SET TASK: Take the lines from the one with "Reproduce this diagram with TikZ." to the end of the listing, both ends included, and quote them exactly, leaving pictures out.
___ RECORDS SHOWN ___
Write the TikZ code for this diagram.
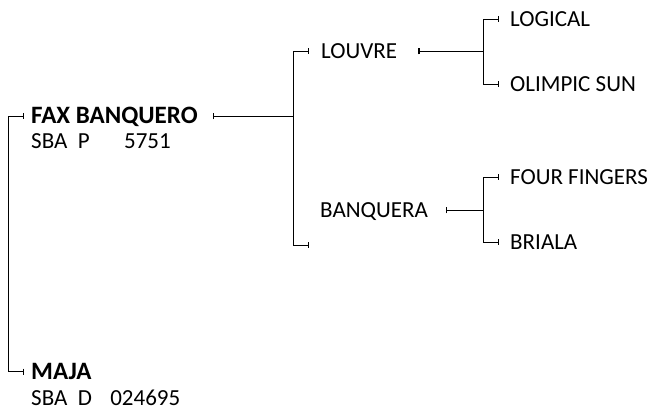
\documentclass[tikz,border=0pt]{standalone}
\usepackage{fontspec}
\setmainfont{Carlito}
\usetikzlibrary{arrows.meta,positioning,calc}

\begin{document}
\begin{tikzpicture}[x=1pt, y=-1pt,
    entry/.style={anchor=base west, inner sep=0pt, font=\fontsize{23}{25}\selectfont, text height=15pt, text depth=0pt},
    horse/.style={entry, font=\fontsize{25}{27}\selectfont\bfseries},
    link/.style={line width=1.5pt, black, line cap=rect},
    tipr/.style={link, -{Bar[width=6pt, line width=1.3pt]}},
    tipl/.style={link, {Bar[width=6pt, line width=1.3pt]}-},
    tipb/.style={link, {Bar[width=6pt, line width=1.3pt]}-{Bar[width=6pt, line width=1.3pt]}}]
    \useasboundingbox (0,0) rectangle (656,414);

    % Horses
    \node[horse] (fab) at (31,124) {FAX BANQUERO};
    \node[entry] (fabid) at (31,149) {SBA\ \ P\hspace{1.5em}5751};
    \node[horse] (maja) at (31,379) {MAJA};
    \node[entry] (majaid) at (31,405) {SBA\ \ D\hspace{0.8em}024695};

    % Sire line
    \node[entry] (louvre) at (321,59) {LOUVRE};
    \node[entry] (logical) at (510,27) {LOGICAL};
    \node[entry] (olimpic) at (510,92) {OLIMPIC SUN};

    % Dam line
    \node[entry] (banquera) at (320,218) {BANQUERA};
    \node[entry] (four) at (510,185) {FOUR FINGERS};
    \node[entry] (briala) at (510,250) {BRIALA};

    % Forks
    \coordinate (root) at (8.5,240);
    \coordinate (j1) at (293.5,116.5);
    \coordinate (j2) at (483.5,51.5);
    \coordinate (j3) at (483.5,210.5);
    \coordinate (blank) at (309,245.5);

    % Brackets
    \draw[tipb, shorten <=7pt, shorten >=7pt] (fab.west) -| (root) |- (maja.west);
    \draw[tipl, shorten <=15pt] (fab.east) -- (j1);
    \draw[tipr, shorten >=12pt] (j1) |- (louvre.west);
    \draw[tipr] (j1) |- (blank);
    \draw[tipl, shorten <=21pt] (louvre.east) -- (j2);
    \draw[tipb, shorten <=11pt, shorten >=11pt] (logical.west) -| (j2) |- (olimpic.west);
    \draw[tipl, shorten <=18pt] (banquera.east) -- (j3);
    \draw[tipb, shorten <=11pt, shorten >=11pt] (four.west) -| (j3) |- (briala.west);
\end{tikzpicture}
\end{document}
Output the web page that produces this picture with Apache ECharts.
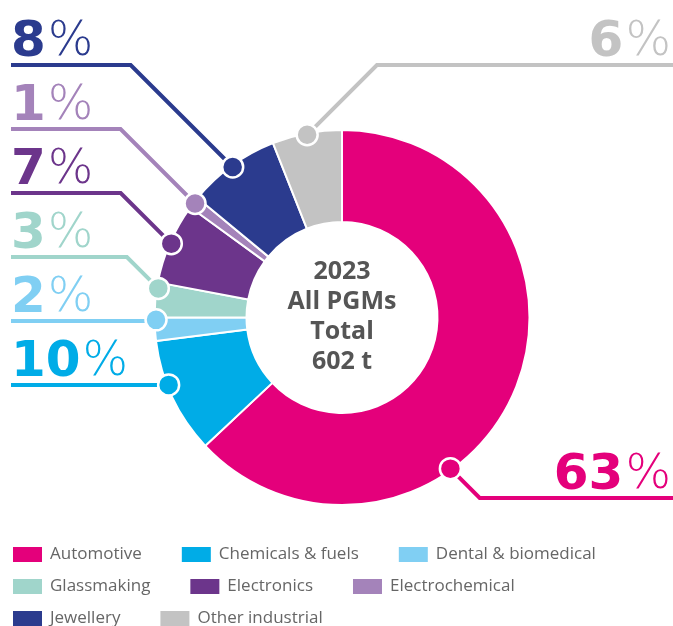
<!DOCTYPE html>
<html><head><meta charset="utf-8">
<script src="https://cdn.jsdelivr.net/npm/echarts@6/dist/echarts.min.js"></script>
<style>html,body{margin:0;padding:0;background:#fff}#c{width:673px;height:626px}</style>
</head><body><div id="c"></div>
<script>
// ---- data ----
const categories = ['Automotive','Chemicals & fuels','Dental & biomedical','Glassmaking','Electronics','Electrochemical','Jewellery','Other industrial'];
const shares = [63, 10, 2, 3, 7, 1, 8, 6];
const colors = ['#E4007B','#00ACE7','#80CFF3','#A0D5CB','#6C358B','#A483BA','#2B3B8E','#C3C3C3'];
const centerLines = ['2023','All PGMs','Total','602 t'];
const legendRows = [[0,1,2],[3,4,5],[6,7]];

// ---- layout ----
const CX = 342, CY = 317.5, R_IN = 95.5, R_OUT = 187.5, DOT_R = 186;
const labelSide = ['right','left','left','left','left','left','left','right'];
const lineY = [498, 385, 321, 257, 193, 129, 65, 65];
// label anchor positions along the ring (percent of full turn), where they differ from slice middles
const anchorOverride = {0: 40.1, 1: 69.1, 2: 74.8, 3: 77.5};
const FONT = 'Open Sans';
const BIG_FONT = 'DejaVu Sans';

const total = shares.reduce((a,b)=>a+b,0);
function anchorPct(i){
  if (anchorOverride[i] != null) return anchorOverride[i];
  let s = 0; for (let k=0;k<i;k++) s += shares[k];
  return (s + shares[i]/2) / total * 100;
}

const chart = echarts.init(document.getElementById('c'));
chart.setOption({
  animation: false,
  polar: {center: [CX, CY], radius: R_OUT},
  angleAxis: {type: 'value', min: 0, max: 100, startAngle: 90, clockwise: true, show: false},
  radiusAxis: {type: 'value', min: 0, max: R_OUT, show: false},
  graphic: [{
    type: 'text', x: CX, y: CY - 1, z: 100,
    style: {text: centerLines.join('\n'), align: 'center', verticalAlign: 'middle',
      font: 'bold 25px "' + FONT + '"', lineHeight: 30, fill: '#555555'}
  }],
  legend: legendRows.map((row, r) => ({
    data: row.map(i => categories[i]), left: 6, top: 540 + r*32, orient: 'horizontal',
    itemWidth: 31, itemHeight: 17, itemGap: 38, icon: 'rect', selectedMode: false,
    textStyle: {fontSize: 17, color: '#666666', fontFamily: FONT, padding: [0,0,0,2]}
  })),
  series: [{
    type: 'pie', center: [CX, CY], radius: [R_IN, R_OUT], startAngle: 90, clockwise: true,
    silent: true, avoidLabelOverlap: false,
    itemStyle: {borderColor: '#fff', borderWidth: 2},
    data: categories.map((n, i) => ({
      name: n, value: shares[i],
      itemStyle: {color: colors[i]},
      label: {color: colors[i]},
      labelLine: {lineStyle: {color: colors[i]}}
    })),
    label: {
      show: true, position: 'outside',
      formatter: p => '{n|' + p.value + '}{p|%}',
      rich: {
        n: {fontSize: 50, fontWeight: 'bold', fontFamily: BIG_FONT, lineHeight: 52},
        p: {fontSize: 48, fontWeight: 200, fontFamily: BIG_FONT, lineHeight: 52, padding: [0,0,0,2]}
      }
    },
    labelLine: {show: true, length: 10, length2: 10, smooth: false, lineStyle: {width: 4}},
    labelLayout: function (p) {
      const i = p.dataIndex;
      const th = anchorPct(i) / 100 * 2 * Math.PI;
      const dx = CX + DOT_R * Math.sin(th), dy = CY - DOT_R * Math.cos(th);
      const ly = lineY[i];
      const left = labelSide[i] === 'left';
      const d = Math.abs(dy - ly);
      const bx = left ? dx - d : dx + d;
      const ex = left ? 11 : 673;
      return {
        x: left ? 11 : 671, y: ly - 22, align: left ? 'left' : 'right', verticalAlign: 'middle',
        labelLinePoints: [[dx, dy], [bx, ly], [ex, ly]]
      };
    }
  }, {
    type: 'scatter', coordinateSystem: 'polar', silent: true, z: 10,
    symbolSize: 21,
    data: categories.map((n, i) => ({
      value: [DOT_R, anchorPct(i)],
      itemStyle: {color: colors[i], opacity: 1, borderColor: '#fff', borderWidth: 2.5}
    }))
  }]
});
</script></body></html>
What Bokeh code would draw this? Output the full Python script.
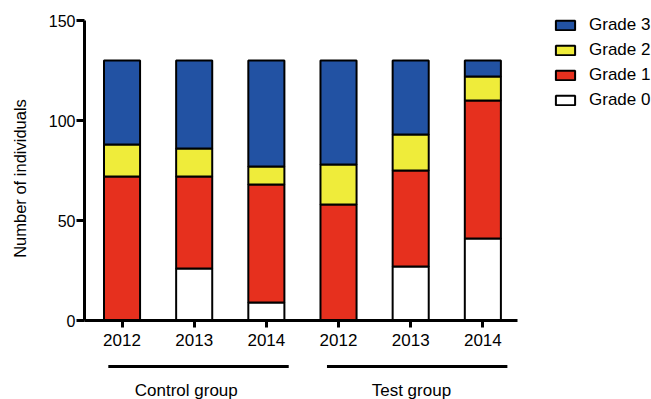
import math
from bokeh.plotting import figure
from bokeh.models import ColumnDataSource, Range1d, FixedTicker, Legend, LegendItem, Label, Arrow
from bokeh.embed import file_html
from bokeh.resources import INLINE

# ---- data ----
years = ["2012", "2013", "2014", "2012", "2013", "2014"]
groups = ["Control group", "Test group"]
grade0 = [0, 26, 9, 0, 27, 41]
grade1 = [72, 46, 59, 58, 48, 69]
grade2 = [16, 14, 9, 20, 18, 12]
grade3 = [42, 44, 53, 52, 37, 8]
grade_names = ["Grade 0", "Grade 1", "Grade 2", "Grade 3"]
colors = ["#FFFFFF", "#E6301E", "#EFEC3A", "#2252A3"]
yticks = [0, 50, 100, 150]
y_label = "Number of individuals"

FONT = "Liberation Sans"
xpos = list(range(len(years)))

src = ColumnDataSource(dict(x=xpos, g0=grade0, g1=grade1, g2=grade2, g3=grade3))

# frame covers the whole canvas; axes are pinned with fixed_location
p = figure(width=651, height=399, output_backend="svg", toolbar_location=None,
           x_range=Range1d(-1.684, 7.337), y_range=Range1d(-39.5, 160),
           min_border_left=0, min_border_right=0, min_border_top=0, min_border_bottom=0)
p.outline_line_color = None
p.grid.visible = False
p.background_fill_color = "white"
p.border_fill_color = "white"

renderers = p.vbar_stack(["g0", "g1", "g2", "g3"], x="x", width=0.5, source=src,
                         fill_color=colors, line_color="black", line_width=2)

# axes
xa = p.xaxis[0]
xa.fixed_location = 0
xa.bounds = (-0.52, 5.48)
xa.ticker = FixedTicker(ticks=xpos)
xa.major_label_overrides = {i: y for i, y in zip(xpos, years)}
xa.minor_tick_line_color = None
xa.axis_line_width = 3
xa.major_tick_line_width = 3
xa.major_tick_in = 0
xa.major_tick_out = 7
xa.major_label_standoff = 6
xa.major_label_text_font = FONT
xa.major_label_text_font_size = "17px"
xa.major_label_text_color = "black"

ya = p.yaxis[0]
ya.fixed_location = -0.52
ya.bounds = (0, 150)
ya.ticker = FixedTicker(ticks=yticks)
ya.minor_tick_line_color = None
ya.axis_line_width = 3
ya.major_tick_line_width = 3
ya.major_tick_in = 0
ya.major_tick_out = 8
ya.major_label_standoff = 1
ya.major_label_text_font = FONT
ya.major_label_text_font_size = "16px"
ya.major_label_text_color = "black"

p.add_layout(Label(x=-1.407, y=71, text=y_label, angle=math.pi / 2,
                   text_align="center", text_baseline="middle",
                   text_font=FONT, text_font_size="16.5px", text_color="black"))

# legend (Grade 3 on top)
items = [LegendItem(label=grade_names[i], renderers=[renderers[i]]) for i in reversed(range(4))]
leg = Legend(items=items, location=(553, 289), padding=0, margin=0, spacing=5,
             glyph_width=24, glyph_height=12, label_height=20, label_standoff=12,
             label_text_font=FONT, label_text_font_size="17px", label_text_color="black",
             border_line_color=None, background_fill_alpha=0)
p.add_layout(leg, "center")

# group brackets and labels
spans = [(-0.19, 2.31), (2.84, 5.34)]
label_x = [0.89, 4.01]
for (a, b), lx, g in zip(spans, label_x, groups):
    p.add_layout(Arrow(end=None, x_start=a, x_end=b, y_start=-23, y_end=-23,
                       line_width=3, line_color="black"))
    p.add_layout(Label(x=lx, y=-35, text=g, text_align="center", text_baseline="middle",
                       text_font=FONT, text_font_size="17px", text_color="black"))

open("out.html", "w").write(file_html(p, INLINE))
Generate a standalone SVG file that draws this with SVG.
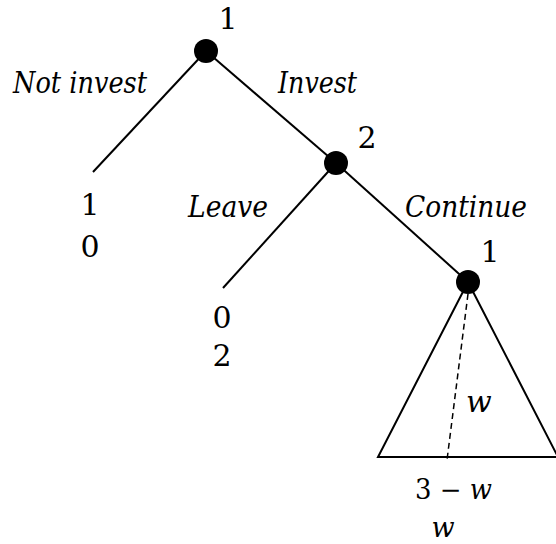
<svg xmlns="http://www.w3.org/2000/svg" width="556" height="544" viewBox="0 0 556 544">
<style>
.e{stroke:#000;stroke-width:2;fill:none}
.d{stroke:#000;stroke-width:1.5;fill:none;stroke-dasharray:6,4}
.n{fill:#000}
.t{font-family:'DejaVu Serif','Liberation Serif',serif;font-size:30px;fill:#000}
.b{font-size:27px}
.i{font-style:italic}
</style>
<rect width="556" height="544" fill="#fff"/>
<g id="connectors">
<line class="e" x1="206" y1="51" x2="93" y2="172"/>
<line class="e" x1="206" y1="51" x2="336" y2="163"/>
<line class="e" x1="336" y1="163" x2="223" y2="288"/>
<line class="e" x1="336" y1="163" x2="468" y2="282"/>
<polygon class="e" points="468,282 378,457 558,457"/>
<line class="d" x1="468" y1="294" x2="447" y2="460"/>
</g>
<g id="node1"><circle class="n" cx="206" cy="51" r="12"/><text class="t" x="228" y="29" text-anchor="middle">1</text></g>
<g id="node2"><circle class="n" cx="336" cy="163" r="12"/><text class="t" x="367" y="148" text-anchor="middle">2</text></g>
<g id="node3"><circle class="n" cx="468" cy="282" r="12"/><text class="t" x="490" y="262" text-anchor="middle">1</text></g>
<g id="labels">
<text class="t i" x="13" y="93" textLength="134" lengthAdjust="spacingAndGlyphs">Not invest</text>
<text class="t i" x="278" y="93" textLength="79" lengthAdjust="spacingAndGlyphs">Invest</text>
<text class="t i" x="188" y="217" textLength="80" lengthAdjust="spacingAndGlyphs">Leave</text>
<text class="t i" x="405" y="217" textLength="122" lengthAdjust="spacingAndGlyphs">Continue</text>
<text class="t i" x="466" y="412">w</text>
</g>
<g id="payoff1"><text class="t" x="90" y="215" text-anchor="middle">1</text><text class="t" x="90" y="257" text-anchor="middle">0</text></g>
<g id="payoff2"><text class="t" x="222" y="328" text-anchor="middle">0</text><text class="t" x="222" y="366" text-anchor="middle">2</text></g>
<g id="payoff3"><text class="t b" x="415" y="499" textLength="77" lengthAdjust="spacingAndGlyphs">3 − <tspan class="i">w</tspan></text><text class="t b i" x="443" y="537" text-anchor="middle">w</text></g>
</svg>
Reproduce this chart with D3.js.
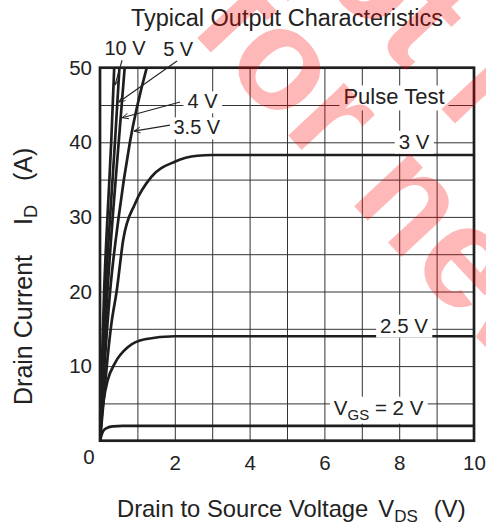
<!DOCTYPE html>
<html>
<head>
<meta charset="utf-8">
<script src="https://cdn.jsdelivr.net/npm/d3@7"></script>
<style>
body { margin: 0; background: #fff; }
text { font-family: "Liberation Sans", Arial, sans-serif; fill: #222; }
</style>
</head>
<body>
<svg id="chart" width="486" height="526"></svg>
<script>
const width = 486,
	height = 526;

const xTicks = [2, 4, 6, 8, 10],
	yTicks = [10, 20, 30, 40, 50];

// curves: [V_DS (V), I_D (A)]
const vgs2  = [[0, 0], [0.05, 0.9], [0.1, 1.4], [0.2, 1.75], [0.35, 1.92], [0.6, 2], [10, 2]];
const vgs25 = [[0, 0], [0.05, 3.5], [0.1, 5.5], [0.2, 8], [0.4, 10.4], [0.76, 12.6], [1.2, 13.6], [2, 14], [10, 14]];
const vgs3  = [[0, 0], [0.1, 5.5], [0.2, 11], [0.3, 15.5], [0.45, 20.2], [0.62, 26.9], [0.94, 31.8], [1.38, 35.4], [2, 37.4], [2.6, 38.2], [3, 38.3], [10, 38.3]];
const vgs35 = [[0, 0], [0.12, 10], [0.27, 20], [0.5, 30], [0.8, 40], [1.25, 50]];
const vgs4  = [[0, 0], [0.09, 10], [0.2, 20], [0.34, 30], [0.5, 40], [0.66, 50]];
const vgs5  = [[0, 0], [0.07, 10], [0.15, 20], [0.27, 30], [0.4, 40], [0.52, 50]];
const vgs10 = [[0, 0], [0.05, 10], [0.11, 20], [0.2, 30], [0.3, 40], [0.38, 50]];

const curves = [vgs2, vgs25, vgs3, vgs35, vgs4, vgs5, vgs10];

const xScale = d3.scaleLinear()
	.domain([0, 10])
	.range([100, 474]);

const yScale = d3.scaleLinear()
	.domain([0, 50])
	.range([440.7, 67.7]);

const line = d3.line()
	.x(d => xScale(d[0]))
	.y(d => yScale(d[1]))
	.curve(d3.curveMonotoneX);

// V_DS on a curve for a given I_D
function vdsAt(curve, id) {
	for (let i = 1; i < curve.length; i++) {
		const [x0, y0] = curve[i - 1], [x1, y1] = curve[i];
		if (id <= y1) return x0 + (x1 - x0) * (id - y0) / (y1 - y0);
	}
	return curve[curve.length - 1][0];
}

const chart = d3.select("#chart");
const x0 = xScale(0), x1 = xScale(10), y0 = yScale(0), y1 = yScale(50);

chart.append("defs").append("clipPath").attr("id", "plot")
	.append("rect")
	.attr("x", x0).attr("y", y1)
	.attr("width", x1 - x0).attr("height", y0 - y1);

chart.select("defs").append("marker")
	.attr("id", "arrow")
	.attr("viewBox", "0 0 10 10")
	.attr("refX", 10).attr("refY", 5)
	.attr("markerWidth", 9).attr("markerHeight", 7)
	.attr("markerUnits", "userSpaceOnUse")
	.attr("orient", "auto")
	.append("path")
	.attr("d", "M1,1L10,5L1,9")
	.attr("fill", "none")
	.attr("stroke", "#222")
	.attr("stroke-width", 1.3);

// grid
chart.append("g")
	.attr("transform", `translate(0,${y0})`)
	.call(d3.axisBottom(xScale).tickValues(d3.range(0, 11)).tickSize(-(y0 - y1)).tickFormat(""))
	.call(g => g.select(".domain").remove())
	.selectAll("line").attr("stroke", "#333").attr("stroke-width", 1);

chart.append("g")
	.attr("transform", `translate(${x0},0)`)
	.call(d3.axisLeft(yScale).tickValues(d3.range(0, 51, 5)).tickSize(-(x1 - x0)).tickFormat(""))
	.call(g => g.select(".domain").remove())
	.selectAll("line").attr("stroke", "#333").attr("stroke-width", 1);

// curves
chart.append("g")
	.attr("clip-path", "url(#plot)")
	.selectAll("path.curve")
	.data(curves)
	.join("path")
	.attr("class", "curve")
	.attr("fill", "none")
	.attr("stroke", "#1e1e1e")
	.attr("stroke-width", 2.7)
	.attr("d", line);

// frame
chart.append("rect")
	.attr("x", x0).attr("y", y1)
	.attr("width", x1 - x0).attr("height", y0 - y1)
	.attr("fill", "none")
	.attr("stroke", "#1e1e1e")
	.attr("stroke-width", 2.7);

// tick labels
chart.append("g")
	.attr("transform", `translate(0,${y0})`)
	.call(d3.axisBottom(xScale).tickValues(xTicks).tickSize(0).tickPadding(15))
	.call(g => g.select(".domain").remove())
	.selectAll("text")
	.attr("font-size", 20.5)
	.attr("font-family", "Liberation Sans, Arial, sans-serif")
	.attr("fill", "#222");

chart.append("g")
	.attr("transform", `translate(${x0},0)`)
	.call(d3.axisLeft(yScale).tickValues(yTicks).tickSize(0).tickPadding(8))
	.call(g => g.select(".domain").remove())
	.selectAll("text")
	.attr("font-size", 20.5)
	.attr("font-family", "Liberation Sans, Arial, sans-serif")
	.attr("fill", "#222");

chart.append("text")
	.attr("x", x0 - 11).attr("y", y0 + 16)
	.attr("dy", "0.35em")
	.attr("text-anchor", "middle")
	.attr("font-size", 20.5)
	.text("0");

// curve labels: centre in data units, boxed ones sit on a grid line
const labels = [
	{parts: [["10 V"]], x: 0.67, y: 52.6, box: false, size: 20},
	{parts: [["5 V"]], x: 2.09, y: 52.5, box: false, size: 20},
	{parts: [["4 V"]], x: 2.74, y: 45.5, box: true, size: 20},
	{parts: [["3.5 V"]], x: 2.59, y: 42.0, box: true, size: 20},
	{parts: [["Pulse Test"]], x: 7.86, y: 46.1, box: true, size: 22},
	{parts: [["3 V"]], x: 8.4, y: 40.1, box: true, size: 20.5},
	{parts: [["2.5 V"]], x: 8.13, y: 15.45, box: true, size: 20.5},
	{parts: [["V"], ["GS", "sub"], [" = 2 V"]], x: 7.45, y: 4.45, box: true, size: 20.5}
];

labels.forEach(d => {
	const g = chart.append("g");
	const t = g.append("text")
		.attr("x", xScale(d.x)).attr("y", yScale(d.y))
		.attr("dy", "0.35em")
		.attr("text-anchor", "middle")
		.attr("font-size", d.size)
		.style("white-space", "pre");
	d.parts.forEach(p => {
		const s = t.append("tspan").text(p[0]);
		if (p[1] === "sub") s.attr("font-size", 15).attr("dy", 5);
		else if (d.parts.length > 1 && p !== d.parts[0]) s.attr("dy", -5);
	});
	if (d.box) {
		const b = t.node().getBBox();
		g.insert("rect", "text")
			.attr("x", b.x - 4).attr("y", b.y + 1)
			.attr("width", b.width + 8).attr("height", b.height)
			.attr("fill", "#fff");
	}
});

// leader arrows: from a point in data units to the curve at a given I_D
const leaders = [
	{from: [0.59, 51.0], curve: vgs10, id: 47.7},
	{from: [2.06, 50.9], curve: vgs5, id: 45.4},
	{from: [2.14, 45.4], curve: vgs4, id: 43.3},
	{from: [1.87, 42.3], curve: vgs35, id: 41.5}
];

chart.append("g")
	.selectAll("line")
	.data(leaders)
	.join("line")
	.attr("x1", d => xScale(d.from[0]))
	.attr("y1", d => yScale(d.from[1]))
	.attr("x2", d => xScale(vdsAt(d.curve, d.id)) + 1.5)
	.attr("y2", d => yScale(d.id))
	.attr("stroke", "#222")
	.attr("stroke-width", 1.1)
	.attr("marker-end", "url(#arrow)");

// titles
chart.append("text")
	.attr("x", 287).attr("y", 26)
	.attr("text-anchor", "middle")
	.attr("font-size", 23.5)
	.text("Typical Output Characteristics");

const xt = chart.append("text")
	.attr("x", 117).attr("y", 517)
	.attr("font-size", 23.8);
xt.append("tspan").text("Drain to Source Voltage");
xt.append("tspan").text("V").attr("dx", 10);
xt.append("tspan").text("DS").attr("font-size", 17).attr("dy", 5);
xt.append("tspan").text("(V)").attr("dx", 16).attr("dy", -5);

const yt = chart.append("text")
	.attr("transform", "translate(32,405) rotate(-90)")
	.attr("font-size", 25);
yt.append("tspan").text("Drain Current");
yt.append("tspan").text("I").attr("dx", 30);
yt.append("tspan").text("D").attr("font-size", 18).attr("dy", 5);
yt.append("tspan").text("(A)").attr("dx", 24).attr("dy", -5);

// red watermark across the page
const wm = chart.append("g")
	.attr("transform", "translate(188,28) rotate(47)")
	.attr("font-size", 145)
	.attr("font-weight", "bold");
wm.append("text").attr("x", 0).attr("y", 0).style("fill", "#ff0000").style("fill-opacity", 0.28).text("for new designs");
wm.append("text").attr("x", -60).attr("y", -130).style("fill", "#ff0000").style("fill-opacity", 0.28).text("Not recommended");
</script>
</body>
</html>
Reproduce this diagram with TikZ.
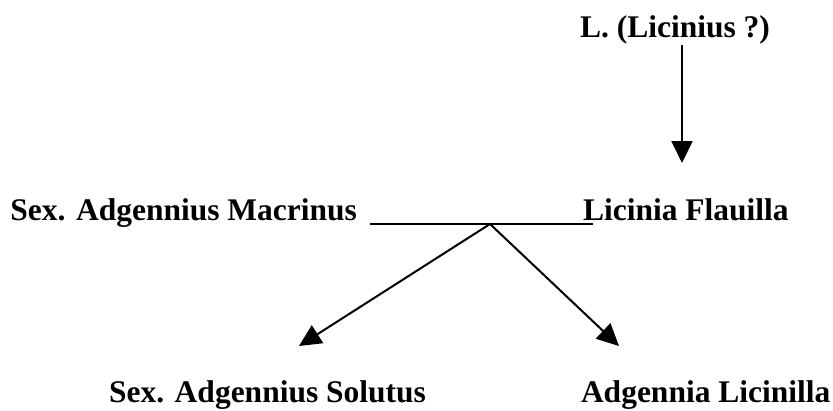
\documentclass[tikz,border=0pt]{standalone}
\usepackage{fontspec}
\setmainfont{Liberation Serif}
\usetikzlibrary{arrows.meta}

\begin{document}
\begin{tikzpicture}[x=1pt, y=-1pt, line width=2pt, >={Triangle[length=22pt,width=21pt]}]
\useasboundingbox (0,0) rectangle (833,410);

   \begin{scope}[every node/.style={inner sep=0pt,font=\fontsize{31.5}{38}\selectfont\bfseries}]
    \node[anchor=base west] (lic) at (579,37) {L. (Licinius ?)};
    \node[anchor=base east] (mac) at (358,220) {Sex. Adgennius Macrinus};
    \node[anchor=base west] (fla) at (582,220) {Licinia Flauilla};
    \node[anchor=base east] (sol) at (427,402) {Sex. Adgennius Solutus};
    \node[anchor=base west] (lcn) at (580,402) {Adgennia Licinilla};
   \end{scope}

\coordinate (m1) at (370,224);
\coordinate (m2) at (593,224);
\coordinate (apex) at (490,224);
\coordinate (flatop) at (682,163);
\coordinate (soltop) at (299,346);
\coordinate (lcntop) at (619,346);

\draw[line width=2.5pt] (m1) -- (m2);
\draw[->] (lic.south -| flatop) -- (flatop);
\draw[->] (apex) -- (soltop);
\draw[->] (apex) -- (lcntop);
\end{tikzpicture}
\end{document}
___
EXERCISE SOLUTION:
Reproduce this diagram with TikZ.
\documentclass[tikz,border=0pt]{standalone}
\usepackage{fontspec}
\setmainfont{Liberation Serif}
\usetikzlibrary{arrows.meta}

\begin{document}
\begin{tikzpicture}[x=1pt, y=-1pt, line width=2pt, >={Triangle[length=22pt,width=21pt]}]
\useasboundingbox (0,0) rectangle (833,410);

   \begin{scope}[every node/.style={inner sep=0pt,font=\fontsize{31.5}{38}\selectfont\bfseries}]
    \node[anchor=base west] (lic) at (579,37) {L. (Licinius ?)};
    \node[anchor=base east] (mac) at (358,220) {Sex. Adgennius Macrinus};
    \node[anchor=base west] (fla) at (582,220) {Licinia Flauilla};
    \node[anchor=base east] (sol) at (427,402) {Sex. Adgennius Solutus};
    \node[anchor=base west] (lcn) at (580,402) {Adgennia Licinilla};
   \end{scope}

\coordinate (m1) at (370,224);
\coordinate (m2) at (593,224);
\coordinate (apex) at (490,224);
\coordinate (flatop) at (682,163);
\coordinate (soltop) at (299,346);
\coordinate (lcntop) at (619,346);

\draw[line width=2.5pt] (m1) -- (m2);
\draw[->] (lic.south -| flatop) -- (flatop);
\draw[->] (apex) -- (soltop);
\draw[->] (apex) -- (lcntop);
\end{tikzpicture}
\end{document}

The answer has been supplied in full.